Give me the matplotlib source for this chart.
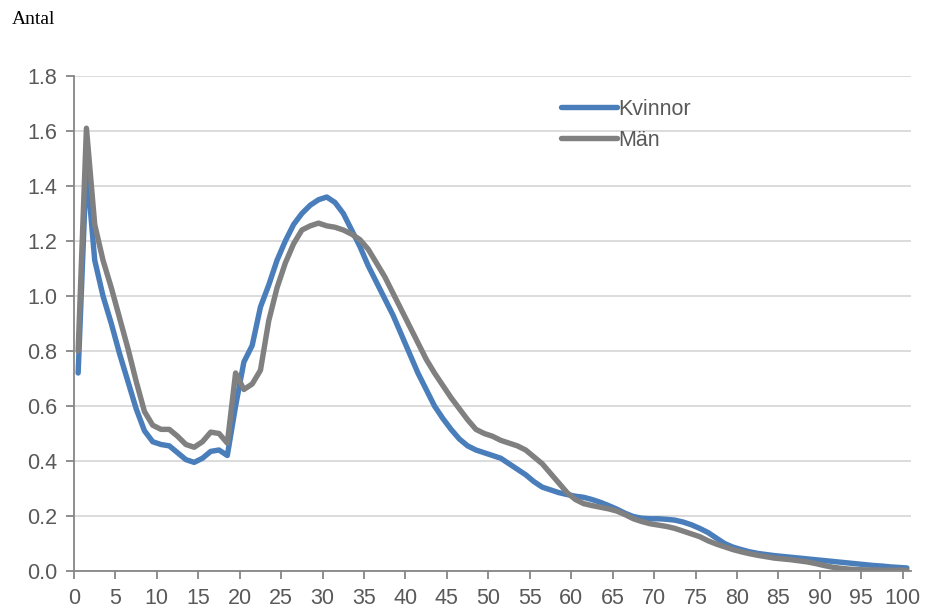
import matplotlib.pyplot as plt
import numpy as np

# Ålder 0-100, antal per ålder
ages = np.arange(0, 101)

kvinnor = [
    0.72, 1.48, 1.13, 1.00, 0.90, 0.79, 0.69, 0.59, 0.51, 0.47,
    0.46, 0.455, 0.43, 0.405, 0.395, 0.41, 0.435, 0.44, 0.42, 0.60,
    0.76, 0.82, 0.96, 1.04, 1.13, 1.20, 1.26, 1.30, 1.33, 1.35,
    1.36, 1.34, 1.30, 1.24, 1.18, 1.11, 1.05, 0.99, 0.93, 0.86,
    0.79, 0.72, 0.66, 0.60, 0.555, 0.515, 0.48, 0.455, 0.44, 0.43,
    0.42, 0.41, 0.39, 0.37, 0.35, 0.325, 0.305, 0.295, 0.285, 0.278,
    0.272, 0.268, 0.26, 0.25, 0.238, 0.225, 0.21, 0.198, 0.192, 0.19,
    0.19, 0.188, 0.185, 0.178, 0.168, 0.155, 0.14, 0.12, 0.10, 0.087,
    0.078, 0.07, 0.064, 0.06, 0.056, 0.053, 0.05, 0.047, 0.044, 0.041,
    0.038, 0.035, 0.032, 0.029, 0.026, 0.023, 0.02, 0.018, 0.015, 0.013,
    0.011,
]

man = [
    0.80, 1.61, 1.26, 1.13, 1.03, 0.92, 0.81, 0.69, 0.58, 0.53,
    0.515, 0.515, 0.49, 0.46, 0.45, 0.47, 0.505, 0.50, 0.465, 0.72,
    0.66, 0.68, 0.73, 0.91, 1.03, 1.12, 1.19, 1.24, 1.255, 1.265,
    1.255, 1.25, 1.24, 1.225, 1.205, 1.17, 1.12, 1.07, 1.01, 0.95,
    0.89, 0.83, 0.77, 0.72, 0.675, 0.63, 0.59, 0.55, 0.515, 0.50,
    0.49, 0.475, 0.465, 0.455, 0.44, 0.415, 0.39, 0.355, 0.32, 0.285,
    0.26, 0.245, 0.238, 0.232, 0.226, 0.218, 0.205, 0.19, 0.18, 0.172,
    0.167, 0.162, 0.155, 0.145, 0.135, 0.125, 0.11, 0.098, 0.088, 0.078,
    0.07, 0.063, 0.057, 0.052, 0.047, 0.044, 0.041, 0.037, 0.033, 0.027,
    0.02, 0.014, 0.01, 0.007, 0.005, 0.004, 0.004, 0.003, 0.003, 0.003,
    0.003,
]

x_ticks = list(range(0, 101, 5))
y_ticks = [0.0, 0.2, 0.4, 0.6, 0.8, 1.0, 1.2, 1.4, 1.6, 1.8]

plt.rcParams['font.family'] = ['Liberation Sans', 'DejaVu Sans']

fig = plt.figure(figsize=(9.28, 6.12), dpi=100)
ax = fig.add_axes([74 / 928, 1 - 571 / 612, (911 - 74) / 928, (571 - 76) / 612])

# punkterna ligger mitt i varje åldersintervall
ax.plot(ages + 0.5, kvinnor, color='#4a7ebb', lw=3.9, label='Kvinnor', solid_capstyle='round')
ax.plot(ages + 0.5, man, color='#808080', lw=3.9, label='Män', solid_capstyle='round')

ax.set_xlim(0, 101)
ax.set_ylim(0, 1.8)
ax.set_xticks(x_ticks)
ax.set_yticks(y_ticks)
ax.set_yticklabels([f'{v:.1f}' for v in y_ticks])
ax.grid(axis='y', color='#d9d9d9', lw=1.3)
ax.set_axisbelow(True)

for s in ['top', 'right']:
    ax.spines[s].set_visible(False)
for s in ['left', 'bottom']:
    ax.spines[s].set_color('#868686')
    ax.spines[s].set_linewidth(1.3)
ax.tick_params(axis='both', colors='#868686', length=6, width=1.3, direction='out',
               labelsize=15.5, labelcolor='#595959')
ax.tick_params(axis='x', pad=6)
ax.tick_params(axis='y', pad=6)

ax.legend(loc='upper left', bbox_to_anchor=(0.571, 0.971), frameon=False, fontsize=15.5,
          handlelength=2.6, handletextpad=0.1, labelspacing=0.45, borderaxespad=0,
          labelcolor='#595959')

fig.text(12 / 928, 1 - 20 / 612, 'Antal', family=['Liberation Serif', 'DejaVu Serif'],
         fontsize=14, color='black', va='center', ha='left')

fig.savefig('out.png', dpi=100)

========================================

◆ Task instructions
Starting at the top of the listing above, please restate word for word each line up to and including the one that holds "1.4, 1.6, 1.8]", omitting every image.

◆ Solution below
Give me the matplotlib source for this chart.
import matplotlib.pyplot as plt
import numpy as np

# Ålder 0-100, antal per ålder
ages = np.arange(0, 101)

kvinnor = [
    0.72, 1.48, 1.13, 1.00, 0.90, 0.79, 0.69, 0.59, 0.51, 0.47,
    0.46, 0.455, 0.43, 0.405, 0.395, 0.41, 0.435, 0.44, 0.42, 0.60,
    0.76, 0.82, 0.96, 1.04, 1.13, 1.20, 1.26, 1.30, 1.33, 1.35,
    1.36, 1.34, 1.30, 1.24, 1.18, 1.11, 1.05, 0.99, 0.93, 0.86,
    0.79, 0.72, 0.66, 0.60, 0.555, 0.515, 0.48, 0.455, 0.44, 0.43,
    0.42, 0.41, 0.39, 0.37, 0.35, 0.325, 0.305, 0.295, 0.285, 0.278,
    0.272, 0.268, 0.26, 0.25, 0.238, 0.225, 0.21, 0.198, 0.192, 0.19,
    0.19, 0.188, 0.185, 0.178, 0.168, 0.155, 0.14, 0.12, 0.10, 0.087,
    0.078, 0.07, 0.064, 0.06, 0.056, 0.053, 0.05, 0.047, 0.044, 0.041,
    0.038, 0.035, 0.032, 0.029, 0.026, 0.023, 0.02, 0.018, 0.015, 0.013,
    0.011,
]

man = [
    0.80, 1.61, 1.26, 1.13, 1.03, 0.92, 0.81, 0.69, 0.58, 0.53,
    0.515, 0.515, 0.49, 0.46, 0.45, 0.47, 0.505, 0.50, 0.465, 0.72,
    0.66, 0.68, 0.73, 0.91, 1.03, 1.12, 1.19, 1.24, 1.255, 1.265,
    1.255, 1.25, 1.24, 1.225, 1.205, 1.17, 1.12, 1.07, 1.01, 0.95,
    0.89, 0.83, 0.77, 0.72, 0.675, 0.63, 0.59, 0.55, 0.515, 0.50,
    0.49, 0.475, 0.465, 0.455, 0.44, 0.415, 0.39, 0.355, 0.32, 0.285,
    0.26, 0.245, 0.238, 0.232, 0.226, 0.218, 0.205, 0.19, 0.18, 0.172,
    0.167, 0.162, 0.155, 0.145, 0.135, 0.125, 0.11, 0.098, 0.088, 0.078,
    0.07, 0.063, 0.057, 0.052, 0.047, 0.044, 0.041, 0.037, 0.033, 0.027,
    0.02, 0.014, 0.01, 0.007, 0.005, 0.004, 0.004, 0.003, 0.003, 0.003,
    0.003,
]

x_ticks = list(range(0, 101, 5))
y_ticks = [0.0, 0.2, 0.4, 0.6, 0.8, 1.0, 1.2, 1.4, 1.6, 1.8]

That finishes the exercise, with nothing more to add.